My wife, however, lobbied for leaving them on their own a bit, so we wandered off, affording them the opportunity of basking in the glow of their newfound status without me pointing out landmarks.
Therefore, our time in Paris was spent touring the Louvre, which even on this dreary February afternoon was hot, crowded and smelled as if the sewers were backing up, and wandering down the Champs-Elysées to get a closer look at the Arc de
Triomphe.
But none of this has anything to do with turtles.
Mostly, I'm chagrined that, for the past six years, this important piece of information has eluded me.
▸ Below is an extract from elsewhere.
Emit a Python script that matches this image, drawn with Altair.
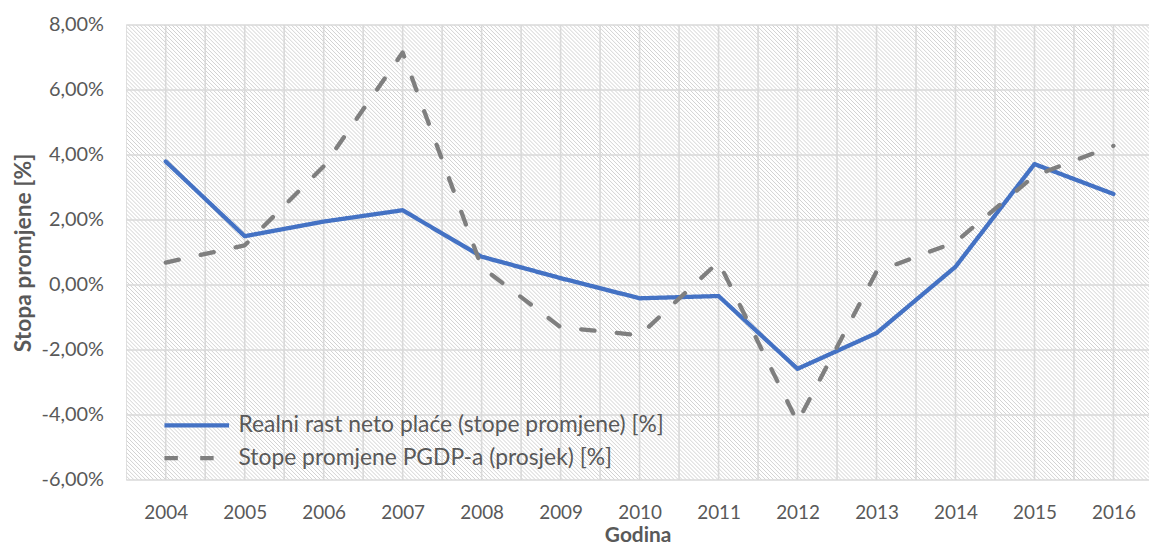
import altair as alt
import pandas as pd

# ---- data ----
years = list(range(2004, 2017))
wage_growth = [3.8, 1.5, 1.95, 2.3, 0.87, 0.21, -0.41, -0.34, -2.58, -1.48, 0.56, 3.72, 2.8]
pgdp_growth = [0.69, 1.22, 3.65, 7.15, 0.55, -1.3, -1.55, 0.71, -4.22, 0.41, 1.32, 3.36, 4.28]
series_names = ["Realni rast neto plaće (stope promjene) [%]",
                "Stope promjene PGDP-a (prosjek) [%]"]
y_ticks = [-6, -4, -2, 0, 2, 4, 6, 8]
x_title = "Godina"
y_title = "Stopa promjene [%]"

# ---- layout / style ----
W, H = 1029.5, 458
FONT = "Lato"
TXT = "#595959"
GRID = "#d9d9d9"
COLORS = ["#4472C4", "#7F7F7F"]

df = pd.DataFrame({
    "year": years * 2,
    "value": wage_growth + pgdp_growth,
    "series": [series_names[0]] * len(years) + [series_names[1]] * len(years),
})

x_scale = alt.Scale(domain=[years[0] - 0.5, years[-1] + 0.45], nice=False, zero=False)
y_scale = alt.Scale(domain=[y_ticks[0], y_ticks[-1]], nice=False, zero=False)

x_axis = alt.Axis(values=years, format="d", ticks=False, domain=False, grid=False,
                  labelFont=FONT, labelFontSize=19, labelColor=TXT, labelPadding=24,
                  title=x_title, titleFont=FONT, titleFontSize=21, titleFontWeight="bold",
                  titleColor=TXT, titlePadding=2)
y_axis = alt.Axis(values=y_ticks, ticks=False, domain=False, grid=False,
                  labelExpr="replace(replace(format(datum.value, '.2f'), '.', ','), '\u2212', '-') + '%'",
                  labelFont=FONT, labelFontSize=20, labelColor=TXT, labelPadding=23,
                  title=y_title, titleFont=FONT, titleFontSize=23, titleFontWeight="bold",
                  titleColor=TXT, titlePadding=6)

X = lambda: alt.X("year:Q", scale=x_scale, axis=x_axis)
Y = lambda: alt.Y("value:Q", scale=y_scale, axis=y_axis)

# grid lines at category centres and boundaries, and at y ticks
x_grid_vals = sorted(set([yr - 0.5 for yr in years] + years + [years[-1] + 0.5]))
xgrid = alt.Chart(pd.DataFrame({"year": x_grid_vals})).mark_rule(
    color=GRID, strokeWidth=1.6, clip=True).encode(x=X())
ygrid = alt.Chart(pd.DataFrame({"value": y_ticks})).mark_rule(
    color=GRID, strokeWidth=1.6).encode(y=Y())

lines = alt.Chart(df).mark_line(strokeWidth=4.3, strokeCap="round", strokeJoin="round").encode(
    x=X(), y=Y(),
    color=alt.Color("series:N", sort=series_names,
                    scale=alt.Scale(domain=series_names, range=COLORS),
                    legend=alt.Legend(title=None)),
    strokeDash=alt.StrokeDash("series:N", sort=series_names,
                              scale=alt.Scale(domain=series_names, range=[[1, 0], [13.5, 22.5]]),
                              legend=alt.Legend(title=None)),
)

inner = alt.layer(xgrid, ygrid, lines)

# diagonal hatch of the plot background (pixel space)
hatch = alt.Chart(alt.sequence(-H, W + 4, 4, as_="t")).transform_calculate(
    t2=f"datum.t + {H}", top=f"{H}", bot="0"
).mark_rule(color="#d2d2d2", strokeWidth=1, clip=True).encode(
    x=alt.X("t:Q", scale=alt.Scale(domain=[0, W], nice=False, zero=False), axis=None),
    x2="t2:Q",
    y=alt.Y("top:Q", scale=alt.Scale(domain=[0, H], nice=False, zero=False), axis=None),
    y2="bot:Q",
)

chart = alt.layer(hatch, inner).resolve_scale(
    x="independent", y="independent"
).properties(
    width=W, height=H,
    autosize=alt.AutoSizeParams(type="none"),
    padding={"left": 119, "top": 15.3, "right": 0, "bottom": 66.7},
).configure_view(stroke=None).configure_legend(
    orient="none", legendX=58, legendY=390, padding=0,
    symbolType="M-3,0H3", symbolSize=470, symbolStrokeWidth=4.3,
    labelFont=FONT, labelFontSize=23, labelColor=TXT, labelOffset=29,
    rowPadding=8, labelLimit=700,
)

chart.save("out.html", embed_options={"renderer": "svg", "actions": False})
But when my future daughter-in-law brought it up one night during a cider-fueled conversation in our local pub, the answer was readily obvious.
Granted, it's been some time since I've enjoyed a lazy afternoon swimming in the creek or spent any quality time with a woodland pond, but you think I might have noticed their absence by now.
So amazed was I by this bit of trivia that I Googled "Reptiles of Great Britain" at my first opportunity and discovered that, in addition to turtles, the UK suffers from an appalling dearth of amphibious life in general.
All they can boast is a handful of salamanders, a few types of toads and three species of snakes, only one of which is poisonous.
Not a rattler, copper head, gila monster, scorpion or alligator among them.
So with that one quizzical comment, all the mysteries were solved: why I have never seen Frogs Legs on any menu in the past six years, why there were no public service announcements during the recent floods warning people to watch out for water moccasins and why dogs and cats living near waterways don't mysteriously disappear more often.
I did attempt to interest my son and his blushing fiancée in this important discovery, but they remained strangely unconcerned.